10 For all can see that the wise die,
that the foolish and the senseless also perish,
leaving their wealth to others.
11 Their tombs will remain their houses for ever,
their dwellings for endless generations,
though they had named lands after themselves.
12 People, despite their wealth, do not endure;
they are like the beasts that perish.
13 This is the fate of those who trust in themselves,
and of their followers, who approve their sayings.
14 They are like sheep and are destined to die;
death will be their shepherd
(but the upright will prevail over them in the morning).
Their forms will decay in the grave,
far from their princely mansions.
These verses, 10-14, continue the "riddle" that began in verse 5 of Psalm 49. According to the riddle, what "fate" awaits both the wise and the foolish?
In one sentence, what would you say is the point of the full riddle?
15 But God will redeem me from the realm of the dead;
he will surely take me to himself.
16 Do not be overawed when others grow rich,
when the splendour of their houses increases;
17 for they will take nothing with them when they die,
their splendour will not descend with them.

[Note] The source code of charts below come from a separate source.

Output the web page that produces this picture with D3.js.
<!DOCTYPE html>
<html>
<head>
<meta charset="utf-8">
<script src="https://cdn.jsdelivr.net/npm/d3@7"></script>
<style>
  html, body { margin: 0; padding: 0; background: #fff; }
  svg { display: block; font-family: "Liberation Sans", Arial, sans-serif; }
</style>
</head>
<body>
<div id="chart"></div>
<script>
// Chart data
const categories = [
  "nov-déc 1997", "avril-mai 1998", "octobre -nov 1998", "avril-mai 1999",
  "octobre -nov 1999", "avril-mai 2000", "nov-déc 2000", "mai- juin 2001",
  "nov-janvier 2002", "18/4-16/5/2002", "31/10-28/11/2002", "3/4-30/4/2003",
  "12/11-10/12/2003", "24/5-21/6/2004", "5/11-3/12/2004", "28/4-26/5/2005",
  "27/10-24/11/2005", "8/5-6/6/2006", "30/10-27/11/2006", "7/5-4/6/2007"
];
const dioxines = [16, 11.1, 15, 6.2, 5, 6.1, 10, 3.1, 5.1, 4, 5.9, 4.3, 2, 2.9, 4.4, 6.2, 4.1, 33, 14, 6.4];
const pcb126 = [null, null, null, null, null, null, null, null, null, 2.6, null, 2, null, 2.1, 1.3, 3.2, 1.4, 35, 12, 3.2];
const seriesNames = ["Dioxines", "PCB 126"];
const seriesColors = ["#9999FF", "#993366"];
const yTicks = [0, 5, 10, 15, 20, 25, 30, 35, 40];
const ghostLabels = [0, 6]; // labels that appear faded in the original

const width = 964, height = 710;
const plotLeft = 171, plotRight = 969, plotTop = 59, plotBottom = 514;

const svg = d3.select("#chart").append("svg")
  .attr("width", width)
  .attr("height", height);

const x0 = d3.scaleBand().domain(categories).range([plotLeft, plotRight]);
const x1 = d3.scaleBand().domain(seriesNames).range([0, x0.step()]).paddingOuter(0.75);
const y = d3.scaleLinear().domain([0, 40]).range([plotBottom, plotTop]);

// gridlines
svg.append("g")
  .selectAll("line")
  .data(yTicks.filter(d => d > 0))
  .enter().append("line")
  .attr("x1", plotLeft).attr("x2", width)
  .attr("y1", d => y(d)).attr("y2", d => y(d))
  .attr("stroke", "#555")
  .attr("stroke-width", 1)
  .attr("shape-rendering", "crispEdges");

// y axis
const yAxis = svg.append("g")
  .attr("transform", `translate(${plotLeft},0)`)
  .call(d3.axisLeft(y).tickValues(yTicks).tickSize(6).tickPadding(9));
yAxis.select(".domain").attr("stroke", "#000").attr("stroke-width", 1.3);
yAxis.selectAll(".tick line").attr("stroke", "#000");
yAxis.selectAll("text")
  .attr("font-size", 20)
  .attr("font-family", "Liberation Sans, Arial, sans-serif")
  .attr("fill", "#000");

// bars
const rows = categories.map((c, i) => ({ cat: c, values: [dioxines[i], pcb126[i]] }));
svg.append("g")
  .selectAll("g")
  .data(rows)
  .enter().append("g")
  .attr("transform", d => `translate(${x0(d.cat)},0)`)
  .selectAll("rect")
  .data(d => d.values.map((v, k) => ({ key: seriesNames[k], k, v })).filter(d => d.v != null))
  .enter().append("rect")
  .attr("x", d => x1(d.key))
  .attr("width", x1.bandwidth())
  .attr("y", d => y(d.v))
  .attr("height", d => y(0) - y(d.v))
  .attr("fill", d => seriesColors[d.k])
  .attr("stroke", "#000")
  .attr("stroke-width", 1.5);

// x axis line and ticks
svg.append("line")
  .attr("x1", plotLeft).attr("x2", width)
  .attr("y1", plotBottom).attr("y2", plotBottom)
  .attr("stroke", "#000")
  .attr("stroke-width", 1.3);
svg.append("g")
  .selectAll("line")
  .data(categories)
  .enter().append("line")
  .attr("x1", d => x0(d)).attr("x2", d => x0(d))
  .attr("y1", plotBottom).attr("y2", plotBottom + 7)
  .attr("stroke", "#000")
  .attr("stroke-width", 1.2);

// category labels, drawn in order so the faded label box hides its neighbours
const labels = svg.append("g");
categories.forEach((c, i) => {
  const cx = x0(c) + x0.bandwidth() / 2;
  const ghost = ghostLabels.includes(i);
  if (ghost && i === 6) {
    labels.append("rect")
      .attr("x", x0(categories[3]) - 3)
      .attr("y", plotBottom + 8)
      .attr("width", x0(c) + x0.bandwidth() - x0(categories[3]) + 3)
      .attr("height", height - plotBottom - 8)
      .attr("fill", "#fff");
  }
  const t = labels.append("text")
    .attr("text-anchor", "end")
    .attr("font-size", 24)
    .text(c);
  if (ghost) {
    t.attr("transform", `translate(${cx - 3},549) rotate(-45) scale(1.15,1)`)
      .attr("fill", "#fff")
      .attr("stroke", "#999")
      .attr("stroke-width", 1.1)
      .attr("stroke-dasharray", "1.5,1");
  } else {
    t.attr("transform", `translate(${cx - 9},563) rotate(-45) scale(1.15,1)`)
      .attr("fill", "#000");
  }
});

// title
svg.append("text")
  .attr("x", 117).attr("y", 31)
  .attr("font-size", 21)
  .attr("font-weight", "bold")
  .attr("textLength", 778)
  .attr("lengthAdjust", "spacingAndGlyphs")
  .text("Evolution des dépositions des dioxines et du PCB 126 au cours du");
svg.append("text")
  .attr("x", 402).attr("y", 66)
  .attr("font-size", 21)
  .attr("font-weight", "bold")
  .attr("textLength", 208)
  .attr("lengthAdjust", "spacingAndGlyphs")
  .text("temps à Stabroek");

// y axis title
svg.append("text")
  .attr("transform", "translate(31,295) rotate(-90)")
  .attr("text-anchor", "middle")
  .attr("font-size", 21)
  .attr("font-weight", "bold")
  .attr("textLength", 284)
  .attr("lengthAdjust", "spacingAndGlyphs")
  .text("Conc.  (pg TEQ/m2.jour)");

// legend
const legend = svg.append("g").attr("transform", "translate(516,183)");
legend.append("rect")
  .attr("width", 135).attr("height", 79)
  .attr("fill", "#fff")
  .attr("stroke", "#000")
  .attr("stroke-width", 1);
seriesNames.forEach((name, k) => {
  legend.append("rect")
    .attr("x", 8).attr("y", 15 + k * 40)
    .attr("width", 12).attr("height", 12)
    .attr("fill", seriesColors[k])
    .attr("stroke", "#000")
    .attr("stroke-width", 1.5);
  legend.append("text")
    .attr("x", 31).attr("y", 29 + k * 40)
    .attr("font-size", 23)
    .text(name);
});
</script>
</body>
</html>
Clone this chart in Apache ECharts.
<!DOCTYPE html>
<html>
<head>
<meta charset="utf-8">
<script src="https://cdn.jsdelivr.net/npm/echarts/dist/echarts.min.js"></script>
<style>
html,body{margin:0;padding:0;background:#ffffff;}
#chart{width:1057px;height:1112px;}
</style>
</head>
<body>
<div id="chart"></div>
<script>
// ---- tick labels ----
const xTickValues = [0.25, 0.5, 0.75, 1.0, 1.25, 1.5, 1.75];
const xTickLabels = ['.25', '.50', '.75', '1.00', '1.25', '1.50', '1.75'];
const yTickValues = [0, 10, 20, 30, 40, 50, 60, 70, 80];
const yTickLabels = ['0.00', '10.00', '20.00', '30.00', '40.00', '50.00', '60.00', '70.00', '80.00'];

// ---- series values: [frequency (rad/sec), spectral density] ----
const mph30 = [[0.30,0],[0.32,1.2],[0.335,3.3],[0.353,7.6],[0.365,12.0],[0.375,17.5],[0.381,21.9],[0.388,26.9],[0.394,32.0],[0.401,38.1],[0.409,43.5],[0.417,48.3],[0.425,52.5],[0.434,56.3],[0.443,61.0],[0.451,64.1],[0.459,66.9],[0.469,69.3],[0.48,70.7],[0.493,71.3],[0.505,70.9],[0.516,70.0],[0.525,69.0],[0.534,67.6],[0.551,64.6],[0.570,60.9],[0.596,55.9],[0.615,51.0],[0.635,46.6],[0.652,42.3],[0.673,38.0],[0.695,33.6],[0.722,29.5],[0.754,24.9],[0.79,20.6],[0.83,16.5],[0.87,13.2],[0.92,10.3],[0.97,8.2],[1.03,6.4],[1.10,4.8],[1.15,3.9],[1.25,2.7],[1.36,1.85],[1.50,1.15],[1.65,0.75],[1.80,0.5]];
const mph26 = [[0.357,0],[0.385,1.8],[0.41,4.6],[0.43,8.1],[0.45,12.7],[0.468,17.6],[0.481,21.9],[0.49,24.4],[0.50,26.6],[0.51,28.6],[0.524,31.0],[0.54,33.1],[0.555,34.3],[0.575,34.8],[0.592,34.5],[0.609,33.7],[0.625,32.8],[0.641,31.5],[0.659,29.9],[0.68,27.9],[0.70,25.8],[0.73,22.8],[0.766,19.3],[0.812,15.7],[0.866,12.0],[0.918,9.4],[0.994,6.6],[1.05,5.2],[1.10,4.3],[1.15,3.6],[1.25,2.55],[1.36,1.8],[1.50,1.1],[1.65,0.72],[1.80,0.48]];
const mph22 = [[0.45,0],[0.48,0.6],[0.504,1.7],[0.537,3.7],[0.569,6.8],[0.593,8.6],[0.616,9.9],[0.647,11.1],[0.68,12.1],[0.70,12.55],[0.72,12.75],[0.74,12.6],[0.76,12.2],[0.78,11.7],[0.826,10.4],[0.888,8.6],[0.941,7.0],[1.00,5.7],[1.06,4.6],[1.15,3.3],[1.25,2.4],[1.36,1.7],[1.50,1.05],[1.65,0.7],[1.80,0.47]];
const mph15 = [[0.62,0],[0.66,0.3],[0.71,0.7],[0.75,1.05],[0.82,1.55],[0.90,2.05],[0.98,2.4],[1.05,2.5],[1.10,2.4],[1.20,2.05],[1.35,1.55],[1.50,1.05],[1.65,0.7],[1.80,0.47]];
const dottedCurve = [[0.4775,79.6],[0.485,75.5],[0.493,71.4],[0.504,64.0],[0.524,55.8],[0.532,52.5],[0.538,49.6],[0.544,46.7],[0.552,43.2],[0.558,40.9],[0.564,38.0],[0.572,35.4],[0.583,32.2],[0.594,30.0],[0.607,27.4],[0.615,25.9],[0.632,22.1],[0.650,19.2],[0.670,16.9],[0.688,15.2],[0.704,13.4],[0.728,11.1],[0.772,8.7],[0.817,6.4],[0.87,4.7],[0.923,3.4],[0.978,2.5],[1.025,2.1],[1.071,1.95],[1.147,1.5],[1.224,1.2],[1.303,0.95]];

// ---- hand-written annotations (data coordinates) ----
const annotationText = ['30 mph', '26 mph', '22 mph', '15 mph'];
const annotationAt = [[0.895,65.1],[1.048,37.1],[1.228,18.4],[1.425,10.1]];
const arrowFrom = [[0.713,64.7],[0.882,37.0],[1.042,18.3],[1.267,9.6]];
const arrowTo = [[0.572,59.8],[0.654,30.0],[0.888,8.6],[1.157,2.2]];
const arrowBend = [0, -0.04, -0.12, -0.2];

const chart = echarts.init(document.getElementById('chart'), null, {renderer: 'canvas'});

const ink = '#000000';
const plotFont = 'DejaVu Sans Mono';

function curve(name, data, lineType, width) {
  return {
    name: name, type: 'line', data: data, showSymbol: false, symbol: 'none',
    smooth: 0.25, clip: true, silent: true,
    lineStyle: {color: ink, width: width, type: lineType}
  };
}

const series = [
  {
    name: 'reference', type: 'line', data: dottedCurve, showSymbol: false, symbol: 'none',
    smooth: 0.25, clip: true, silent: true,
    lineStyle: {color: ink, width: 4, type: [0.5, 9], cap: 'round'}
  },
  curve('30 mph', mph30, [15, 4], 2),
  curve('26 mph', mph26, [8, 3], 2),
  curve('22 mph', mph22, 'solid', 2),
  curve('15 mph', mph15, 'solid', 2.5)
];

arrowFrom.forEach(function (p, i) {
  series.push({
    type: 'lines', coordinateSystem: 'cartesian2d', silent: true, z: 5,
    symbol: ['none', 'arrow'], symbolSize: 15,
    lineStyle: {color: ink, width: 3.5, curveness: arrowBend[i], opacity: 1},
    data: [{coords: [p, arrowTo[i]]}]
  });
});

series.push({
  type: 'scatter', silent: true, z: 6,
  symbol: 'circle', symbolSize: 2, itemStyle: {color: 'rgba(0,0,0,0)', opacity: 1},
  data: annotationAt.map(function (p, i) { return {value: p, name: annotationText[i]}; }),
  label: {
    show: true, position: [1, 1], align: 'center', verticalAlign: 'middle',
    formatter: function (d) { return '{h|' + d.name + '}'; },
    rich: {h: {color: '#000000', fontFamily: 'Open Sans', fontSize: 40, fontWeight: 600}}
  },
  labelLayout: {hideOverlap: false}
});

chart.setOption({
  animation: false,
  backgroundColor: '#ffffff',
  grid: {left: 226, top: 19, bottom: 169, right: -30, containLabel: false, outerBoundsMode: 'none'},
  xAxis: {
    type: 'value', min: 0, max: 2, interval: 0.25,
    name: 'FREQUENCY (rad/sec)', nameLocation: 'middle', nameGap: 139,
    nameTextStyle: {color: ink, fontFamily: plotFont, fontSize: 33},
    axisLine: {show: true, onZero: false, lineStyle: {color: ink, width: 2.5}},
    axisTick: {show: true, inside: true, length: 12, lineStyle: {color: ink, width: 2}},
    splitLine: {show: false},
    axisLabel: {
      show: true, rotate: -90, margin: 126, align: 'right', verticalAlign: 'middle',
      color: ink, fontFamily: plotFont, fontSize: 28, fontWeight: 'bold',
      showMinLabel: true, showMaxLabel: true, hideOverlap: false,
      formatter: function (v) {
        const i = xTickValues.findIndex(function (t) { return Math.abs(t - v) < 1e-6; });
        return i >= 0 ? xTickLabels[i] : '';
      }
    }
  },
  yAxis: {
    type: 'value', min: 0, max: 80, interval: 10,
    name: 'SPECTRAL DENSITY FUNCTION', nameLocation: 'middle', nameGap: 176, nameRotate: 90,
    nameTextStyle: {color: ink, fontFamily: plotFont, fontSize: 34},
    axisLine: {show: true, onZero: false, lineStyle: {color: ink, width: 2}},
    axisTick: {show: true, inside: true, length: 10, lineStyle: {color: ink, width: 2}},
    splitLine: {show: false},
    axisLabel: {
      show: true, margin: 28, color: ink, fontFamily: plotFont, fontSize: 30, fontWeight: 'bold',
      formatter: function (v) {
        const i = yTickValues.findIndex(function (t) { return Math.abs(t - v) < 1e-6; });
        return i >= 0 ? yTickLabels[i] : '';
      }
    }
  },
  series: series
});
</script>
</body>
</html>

18 Though while they live they count themselves blessed –
and people praise you when you prosper –
19 they will join those who have gone before them,
who will never again see the light of life.
20 People who have wealth but lack understanding
are like the beasts that perish. NIV-UK
How is verse 15 related to verses 7-9?
How are verses 16-20 related to verses 1-4?
What would you say is the moral of this riddle?
What does the writer want us to learn about the following circumstances:
- money that others have
- money that we have
- the fragility of life
- the priorities of life
::::: APPLICATION CHALLENGE :::::
Where in your life do you need to be more godly, more wise, and less foolish?